=== PROVIDED MATERIAL ===
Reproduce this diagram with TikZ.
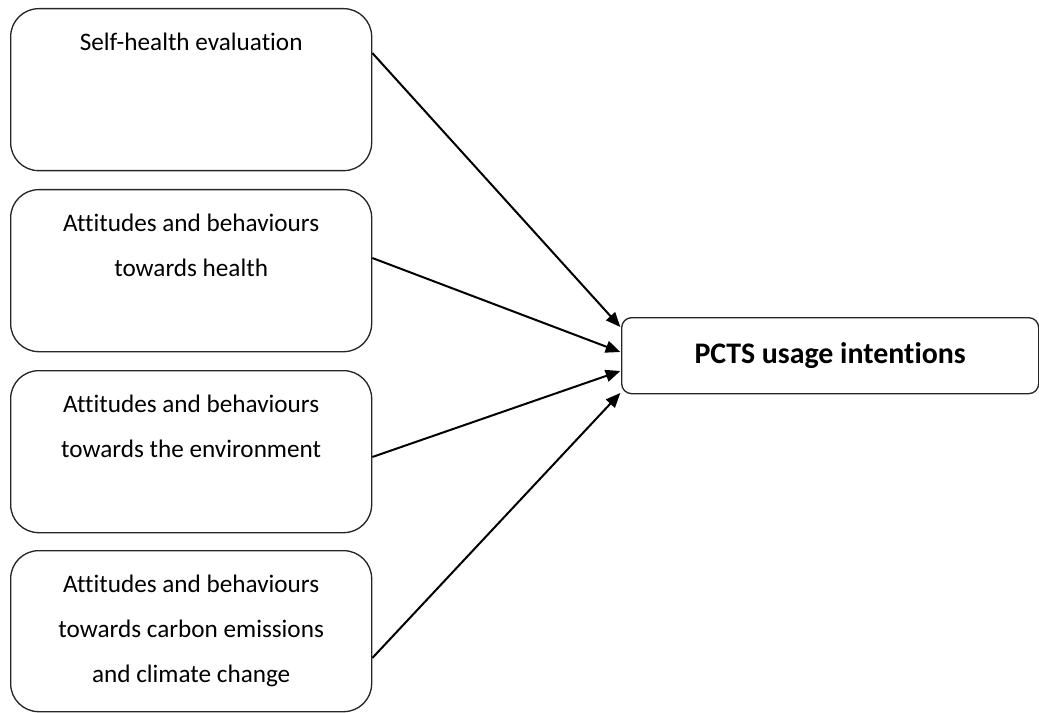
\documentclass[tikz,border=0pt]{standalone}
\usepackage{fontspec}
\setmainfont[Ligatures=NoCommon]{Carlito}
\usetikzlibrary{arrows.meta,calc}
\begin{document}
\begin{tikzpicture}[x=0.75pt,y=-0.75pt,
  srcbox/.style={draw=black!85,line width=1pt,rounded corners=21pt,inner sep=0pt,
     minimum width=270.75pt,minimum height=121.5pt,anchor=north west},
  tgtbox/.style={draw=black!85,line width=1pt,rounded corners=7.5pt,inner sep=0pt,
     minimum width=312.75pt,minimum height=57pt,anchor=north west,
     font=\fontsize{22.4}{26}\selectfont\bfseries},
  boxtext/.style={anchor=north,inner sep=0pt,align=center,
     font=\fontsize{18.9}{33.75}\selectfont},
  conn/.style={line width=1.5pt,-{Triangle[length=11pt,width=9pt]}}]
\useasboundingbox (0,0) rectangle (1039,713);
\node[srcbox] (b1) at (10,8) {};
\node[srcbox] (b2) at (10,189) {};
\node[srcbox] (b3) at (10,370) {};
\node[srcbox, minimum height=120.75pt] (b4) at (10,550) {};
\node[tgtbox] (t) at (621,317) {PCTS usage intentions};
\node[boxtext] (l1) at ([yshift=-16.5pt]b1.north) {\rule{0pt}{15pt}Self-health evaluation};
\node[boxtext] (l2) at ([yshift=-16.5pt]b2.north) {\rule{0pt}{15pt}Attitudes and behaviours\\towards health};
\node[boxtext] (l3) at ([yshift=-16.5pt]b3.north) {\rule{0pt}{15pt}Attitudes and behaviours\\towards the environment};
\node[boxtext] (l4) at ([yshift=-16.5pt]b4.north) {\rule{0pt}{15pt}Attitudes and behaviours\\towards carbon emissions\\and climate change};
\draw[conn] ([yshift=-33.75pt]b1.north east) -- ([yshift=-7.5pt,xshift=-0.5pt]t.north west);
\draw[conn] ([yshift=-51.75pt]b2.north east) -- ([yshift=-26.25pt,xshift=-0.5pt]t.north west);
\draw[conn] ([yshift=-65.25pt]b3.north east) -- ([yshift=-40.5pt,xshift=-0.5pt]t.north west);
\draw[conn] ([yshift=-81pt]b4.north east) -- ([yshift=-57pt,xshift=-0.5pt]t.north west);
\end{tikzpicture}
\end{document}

=== TASK BRIEF ===
Skip the images and write out the rest of the listing exactly.

=== EXERCISE ANSWER ===
Reproduce this diagram with TikZ.
\documentclass[tikz,border=0pt]{standalone}
\usepackage{fontspec}
\setmainfont[Ligatures=NoCommon]{Carlito}
\usetikzlibrary{arrows.meta,calc}
\begin{document}
\begin{tikzpicture}[x=0.75pt,y=-0.75pt,
  srcbox/.style={draw=black!85,line width=1pt,rounded corners=21pt,inner sep=0pt,
     minimum width=270.75pt,minimum height=121.5pt,anchor=north west},
  tgtbox/.style={draw=black!85,line width=1pt,rounded corners=7.5pt,inner sep=0pt,
     minimum width=312.75pt,minimum height=57pt,anchor=north west,
     font=\fontsize{22.4}{26}\selectfont\bfseries},
  boxtext/.style={anchor=north,inner sep=0pt,align=center,
     font=\fontsize{18.9}{33.75}\selectfont},
  conn/.style={line width=1.5pt,-{Triangle[length=11pt,width=9pt]}}]
\useasboundingbox (0,0) rectangle (1039,713);
\node[srcbox] (b1) at (10,8) {};
\node[srcbox] (b2) at (10,189) {};
\node[srcbox] (b3) at (10,370) {};
\node[srcbox, minimum height=120.75pt] (b4) at (10,550) {};
\node[tgtbox] (t) at (621,317) {PCTS usage intentions};
\node[boxtext] (l1) at ([yshift=-16.5pt]b1.north) {\rule{0pt}{15pt}Self-health evaluation};
\node[boxtext] (l2) at ([yshift=-16.5pt]b2.north) {\rule{0pt}{15pt}Attitudes and behaviours\\towards health};
\node[boxtext] (l3) at ([yshift=-16.5pt]b3.north) {\rule{0pt}{15pt}Attitudes and behaviours\\towards the environment};
\node[boxtext] (l4) at ([yshift=-16.5pt]b4.north) {\rule{0pt}{15pt}Attitudes and behaviours\\towards carbon emissions\\and climate change};
\draw[conn] ([yshift=-33.75pt]b1.north east) -- ([yshift=-7.5pt,xshift=-0.5pt]t.north west);
\draw[conn] ([yshift=-51.75pt]b2.north east) -- ([yshift=-26.25pt,xshift=-0.5pt]t.north west);
\draw[conn] ([yshift=-65.25pt]b3.north east) -- ([yshift=-40.5pt,xshift=-0.5pt]t.north west);
\draw[conn] ([yshift=-81pt]b4.north east) -- ([yshift=-57pt,xshift=-0.5pt]t.north west);
\end{tikzpicture}
\end{document}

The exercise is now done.